Basing pattern in place

SPX remains caught below its 200-day moving average but sits at support at the February lows. RSI is nudging its way higher in a modest positive divergence. Sentiment indicators reached extreme readings (a contrary bullish sign), however, internal damage to the market suggests a need for more time to base rather than an impending bounce in equities.

We track the McClellan Oscillator (NYMO) for signs of market extremes. Normally, we would see a bounce in equities as this indicator rises from an extremely low level. Recently, this indicator hit an extreme low and bounced with little improvement in the equity markets. A similar reaction was seen in Nov 09 when SPX remained range-bound until it broke out in Dec. Put/Call remains at a high extreme (bullish) and likely to trigger a bounce in equities.

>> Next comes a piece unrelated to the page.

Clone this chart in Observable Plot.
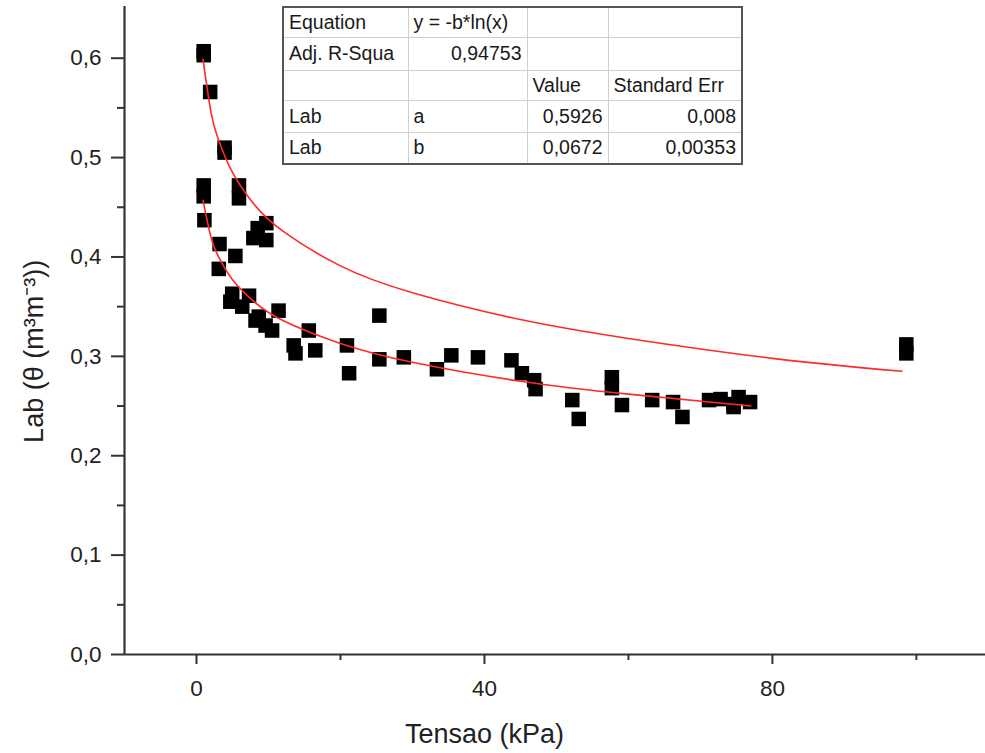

Value stocks have recently surpassed growth in relative strength (measured by the Russell 2000 growth and value indices). Small caps have also maintained favor over large caps, although a divergence can be seen as small cap RSI is weakening (and RSI for large caps recently reversed upward from oversold under 30). This could suggest the move into large cap value for safety.

We expect equities to remain choppy and form a longer base before embarking on another leg upward. We expect that any positive macroeconomic or global news will propel the markets higher, and we suspect that negative news may begin to have a more muted effect as equities seek a firm footing.